YOUR TASK:
Reproduce each of the lines word for word.
* BEGIN INFORMATION SUPPLIED *
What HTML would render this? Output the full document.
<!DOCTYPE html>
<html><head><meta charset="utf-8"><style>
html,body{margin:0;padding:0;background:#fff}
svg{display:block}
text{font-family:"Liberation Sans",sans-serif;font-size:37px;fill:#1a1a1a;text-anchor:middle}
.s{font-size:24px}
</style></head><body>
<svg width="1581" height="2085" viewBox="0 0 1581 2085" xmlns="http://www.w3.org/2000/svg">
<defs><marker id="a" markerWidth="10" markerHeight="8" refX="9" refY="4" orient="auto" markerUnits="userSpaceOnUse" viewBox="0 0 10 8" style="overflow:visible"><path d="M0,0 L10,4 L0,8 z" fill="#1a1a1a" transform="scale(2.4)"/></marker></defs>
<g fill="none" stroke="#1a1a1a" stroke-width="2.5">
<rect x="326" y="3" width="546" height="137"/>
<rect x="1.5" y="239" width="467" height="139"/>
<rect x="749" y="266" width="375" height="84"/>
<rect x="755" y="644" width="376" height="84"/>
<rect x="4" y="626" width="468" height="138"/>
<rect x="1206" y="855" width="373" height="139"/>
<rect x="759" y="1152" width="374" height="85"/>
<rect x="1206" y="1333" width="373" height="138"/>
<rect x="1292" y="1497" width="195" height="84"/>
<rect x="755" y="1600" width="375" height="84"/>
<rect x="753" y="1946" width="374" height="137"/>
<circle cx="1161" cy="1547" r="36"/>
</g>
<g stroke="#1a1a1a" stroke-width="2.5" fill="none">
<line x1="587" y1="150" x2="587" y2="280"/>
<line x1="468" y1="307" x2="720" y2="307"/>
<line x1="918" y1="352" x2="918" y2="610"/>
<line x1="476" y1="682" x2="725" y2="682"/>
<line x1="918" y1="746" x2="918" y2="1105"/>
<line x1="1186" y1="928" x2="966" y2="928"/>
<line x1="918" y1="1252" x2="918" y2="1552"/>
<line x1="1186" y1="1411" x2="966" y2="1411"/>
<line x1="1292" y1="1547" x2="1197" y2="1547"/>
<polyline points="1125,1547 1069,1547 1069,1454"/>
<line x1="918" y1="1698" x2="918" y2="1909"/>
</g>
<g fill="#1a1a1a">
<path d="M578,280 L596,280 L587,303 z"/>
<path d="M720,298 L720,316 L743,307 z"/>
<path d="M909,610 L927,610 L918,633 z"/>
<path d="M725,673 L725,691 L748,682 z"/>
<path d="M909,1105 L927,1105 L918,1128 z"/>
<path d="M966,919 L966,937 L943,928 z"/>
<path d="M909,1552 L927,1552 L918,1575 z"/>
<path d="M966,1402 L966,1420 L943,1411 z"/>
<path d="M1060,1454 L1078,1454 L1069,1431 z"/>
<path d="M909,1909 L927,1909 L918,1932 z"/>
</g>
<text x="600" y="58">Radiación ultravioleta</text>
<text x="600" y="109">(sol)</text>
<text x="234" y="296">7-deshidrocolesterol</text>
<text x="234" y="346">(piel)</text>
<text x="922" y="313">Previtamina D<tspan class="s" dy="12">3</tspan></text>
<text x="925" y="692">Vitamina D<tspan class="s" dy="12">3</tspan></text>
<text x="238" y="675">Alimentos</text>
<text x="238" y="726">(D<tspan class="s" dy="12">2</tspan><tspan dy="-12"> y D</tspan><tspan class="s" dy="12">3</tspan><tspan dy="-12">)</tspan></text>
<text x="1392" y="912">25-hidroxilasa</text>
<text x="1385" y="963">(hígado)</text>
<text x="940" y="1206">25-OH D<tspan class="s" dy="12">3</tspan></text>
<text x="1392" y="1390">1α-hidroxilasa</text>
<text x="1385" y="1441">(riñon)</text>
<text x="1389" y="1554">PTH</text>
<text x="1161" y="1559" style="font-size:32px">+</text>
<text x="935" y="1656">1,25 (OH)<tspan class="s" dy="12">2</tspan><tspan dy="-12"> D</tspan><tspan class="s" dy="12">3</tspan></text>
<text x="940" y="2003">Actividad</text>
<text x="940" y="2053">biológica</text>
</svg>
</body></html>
* END INFORMATION SUPPLIED *
FINAL ANSWER:
What HTML would render this? Output the full document.
<!DOCTYPE html>
<html><head><meta charset="utf-8"><style>
html,body{margin:0;padding:0;background:#fff}
svg{display:block}
text{font-family:"Liberation Sans",sans-serif;font-size:37px;fill:#1a1a1a;text-anchor:middle}
.s{font-size:24px}
</style></head><body>
<svg width="1581" height="2085" viewBox="0 0 1581 2085" xmlns="http://www.w3.org/2000/svg">
<defs><marker id="a" markerWidth="10" markerHeight="8" refX="9" refY="4" orient="auto" markerUnits="userSpaceOnUse" viewBox="0 0 10 8" style="overflow:visible"><path d="M0,0 L10,4 L0,8 z" fill="#1a1a1a" transform="scale(2.4)"/></marker></defs>
<g fill="none" stroke="#1a1a1a" stroke-width="2.5">
<rect x="326" y="3" width="546" height="137"/>
<rect x="1.5" y="239" width="467" height="139"/>
<rect x="749" y="266" width="375" height="84"/>
<rect x="755" y="644" width="376" height="84"/>
<rect x="4" y="626" width="468" height="138"/>
<rect x="1206" y="855" width="373" height="139"/>
<rect x="759" y="1152" width="374" height="85"/>
<rect x="1206" y="1333" width="373" height="138"/>
<rect x="1292" y="1497" width="195" height="84"/>
<rect x="755" y="1600" width="375" height="84"/>
<rect x="753" y="1946" width="374" height="137"/>
<circle cx="1161" cy="1547" r="36"/>
</g>
<g stroke="#1a1a1a" stroke-width="2.5" fill="none">
<line x1="587" y1="150" x2="587" y2="280"/>
<line x1="468" y1="307" x2="720" y2="307"/>
<line x1="918" y1="352" x2="918" y2="610"/>
<line x1="476" y1="682" x2="725" y2="682"/>
<line x1="918" y1="746" x2="918" y2="1105"/>
<line x1="1186" y1="928" x2="966" y2="928"/>
<line x1="918" y1="1252" x2="918" y2="1552"/>
<line x1="1186" y1="1411" x2="966" y2="1411"/>
<line x1="1292" y1="1547" x2="1197" y2="1547"/>
<polyline points="1125,1547 1069,1547 1069,1454"/>
<line x1="918" y1="1698" x2="918" y2="1909"/>
</g>
<g fill="#1a1a1a">
<path d="M578,280 L596,280 L587,303 z"/>
<path d="M720,298 L720,316 L743,307 z"/>
<path d="M909,610 L927,610 L918,633 z"/>
<path d="M725,673 L725,691 L748,682 z"/>
<path d="M909,1105 L927,1105 L918,1128 z"/>
<path d="M966,919 L966,937 L943,928 z"/>
<path d="M909,1552 L927,1552 L918,1575 z"/>
<path d="M966,1402 L966,1420 L943,1411 z"/>
<path d="M1060,1454 L1078,1454 L1069,1431 z"/>
<path d="M909,1909 L927,1909 L918,1932 z"/>
</g>
<text x="600" y="58">Radiación ultravioleta</text>
<text x="600" y="109">(sol)</text>
<text x="234" y="296">7-deshidrocolesterol</text>
<text x="234" y="346">(piel)</text>
<text x="922" y="313">Previtamina D<tspan class="s" dy="12">3</tspan></text>
<text x="925" y="692">Vitamina D<tspan class="s" dy="12">3</tspan></text>
<text x="238" y="675">Alimentos</text>
<text x="238" y="726">(D<tspan class="s" dy="12">2</tspan><tspan dy="-12"> y D</tspan><tspan class="s" dy="12">3</tspan><tspan dy="-12">)</tspan></text>
<text x="1392" y="912">25-hidroxilasa</text>
<text x="1385" y="963">(hígado)</text>
<text x="940" y="1206">25-OH D<tspan class="s" dy="12">3</tspan></text>
<text x="1392" y="1390">1α-hidroxilasa</text>
<text x="1385" y="1441">(riñon)</text>
<text x="1389" y="1554">PTH</text>
<text x="1161" y="1559" style="font-size:32px">+</text>
<text x="935" y="1656">1,25 (OH)<tspan class="s" dy="12">2</tspan><tspan dy="-12"> D</tspan><tspan class="s" dy="12">3</tspan></text>
<text x="940" y="2003">Actividad</text>
<text x="940" y="2053">biológica</text>
</svg>
</body></html>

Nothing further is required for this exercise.